In the case of restricted stock units or performance units, all of the vesting and performance conditions applicable to such award (or portion of such award) have been met and the award (or portion of such award) has been paid in cash, Company shares or other property to the award-holder (or in the event of the award-holders death, on behalf of the award-holder); and

4.
In the case of another type of award, if the Committee determines such award (or portion of such award) is not outstanding based upon applying the principles in clauses 1 through 3 above.

DEFINITIONS
For purposes of this Policy, the following terms shall have the meanings set forth below:
Committee” shall mean the Compensation & Benefits Committee of the Board of Directors of the Corporation.
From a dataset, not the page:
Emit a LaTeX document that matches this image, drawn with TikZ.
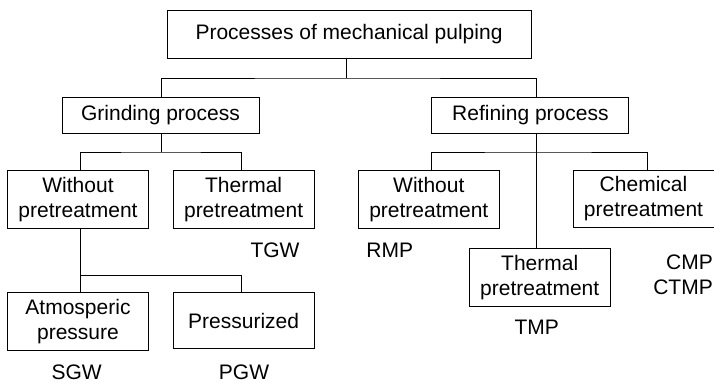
\documentclass[tikz,border=0pt]{standalone}
\usepackage{fontspec}
\setmainfont{Liberation Sans}
\usepackage{tikz}
\usetikzlibrary{positioning}

\tikzset{
  boite/.style={draw, line width=1pt, inner sep=0pt, align=center,
    minimum width=141pt, minimum height=57.6pt,
    font=\fontsize{21}{25}\selectfont},
  large/.style={boite, minimum width=197pt, minimum height=36pt},
  sigle/.style={inner sep=0pt, font=\fontsize{21}{25}\selectfont},
  trait/.style={line width=1pt}
}

\begin{document}
\begin{tikzpicture}[x=1pt,y=-1pt]
        \useasboundingbox (0,0) rectangle (714,383);

        % Niveau 1 et 2
        \node[boite, minimum width=364pt, minimum height=48pt] (pulp) at (349,34) {Processes of mechanical pulping};
        \node[large] (grind) at (160.5,115) {Grinding process};
        \node[large] (refin) at (530.4,115) {Refining process};

        % Niveau 3
        \node[boite] (sansG) at (78,199.5) {Without\\pretreatment};
        \node[boite] (thermG) at (243.6,199.5) {Thermal\\pretreatment};
        \node[boite] (sansR) at (428.8,199.5) {Without\\pretreatment};
        \node[boite] (chimR) at (643.5,199) {Chemical\\pretreatment};
        \node[boite] (thermR) at (539.7,277.2) {Thermal\\pretreatment};

        % Niveau 4
        \node[boite] (atmo) at (78,321.7) {Atmosperic\\pressure};
        \node[boite, minimum height=55.6pt] (press) at (243.6,320.5) {Pressurized};

        % Sigles
        \node[sigle] (tgw) at (275,250.3) {TGW};
        \node[sigle] (rmp) at (389.7,250.3) {RMP};
        \node[sigle, anchor=east] (cmp) at (713,262.7) {CMP};
        \node[sigle, anchor=east] (ctmp) at (713,287) {CTMP};
        \node[sigle] (tmp) at (536.7,327) {TMP};
        \node[sigle] (sgw) at (76.7,372) {SGW};
        \node[sigle] (pgw) at (244,372) {PGW};

        % Points de jonction
        \coordinate (j1) at (346,78);
        \coordinate (j2) at (161,152);
        \coordinate (j3) at (536.7,152);
        \coordinate (j4) at (80.7,275);
        \coordinate (a1) at (161,0);
        \coordinate (a2) at (536.7,0);
        \coordinate (a3) at (80.7,0);
        \coordinate (a4) at (241.3,0);
        \coordinate (a5) at (431.7,0);
        \coordinate (a6) at (647.3,0);

        % Traits
        \draw[trait] (pulp.south -| j1) -- (j1);
        \draw[trait] (grind.north -| a1) |- (j1) -| (refin.north -| a2);
        \draw[trait] (grind.south -| j2) -- (j2);
        \draw[trait] (sansG.north -| a3) |- (j2) -| (thermG.north -| a4);
        \draw[trait] (refin.south -| j3) -- (thermR.north -| j3);
        \draw[trait] (sansR.north -| a5) |- (j3) -| (chimR.north -| a6);
        \draw[trait] (sansG.south -| j4) -- (j4);
        \draw[trait] (atmo.north -| a3) |- (j4) -| (press.north -| a4);
\end{tikzpicture}
\end{document}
In addition, in any case where this Policy provides for a decision or action by the Committee, the Board of Directors of the Corporation shall also have full power and authority to decide or act in such case.
Covered Executives” shall mean current and former officers and executives who are or were (i) designated as executive officers for purposes of Rule 3b-7 under the Securities Exchange Act of 1934, as amended (“Exchange Act”), (ii) designated as officers for purposes of Rule 16a-1(f) of the Exchange Act, or (iii) designated as a member of D&B’s Global Leadership Team. A designation shall be recognized for purposes of the preceding sentence if it is made in accordance with D&B’s applicable governance (as in effect at the time in question) for such designation.
Incentive Compensation” shall mean all bonuses or awards under D&B’s short and long-term incentive compensation plans, including grants and awards under D&B’s equity compensation plans, as well as any other D&B compensation that has a substantial incentive element or that is similar to compensation that is otherwise Incentive Compensation, including spot bonuses.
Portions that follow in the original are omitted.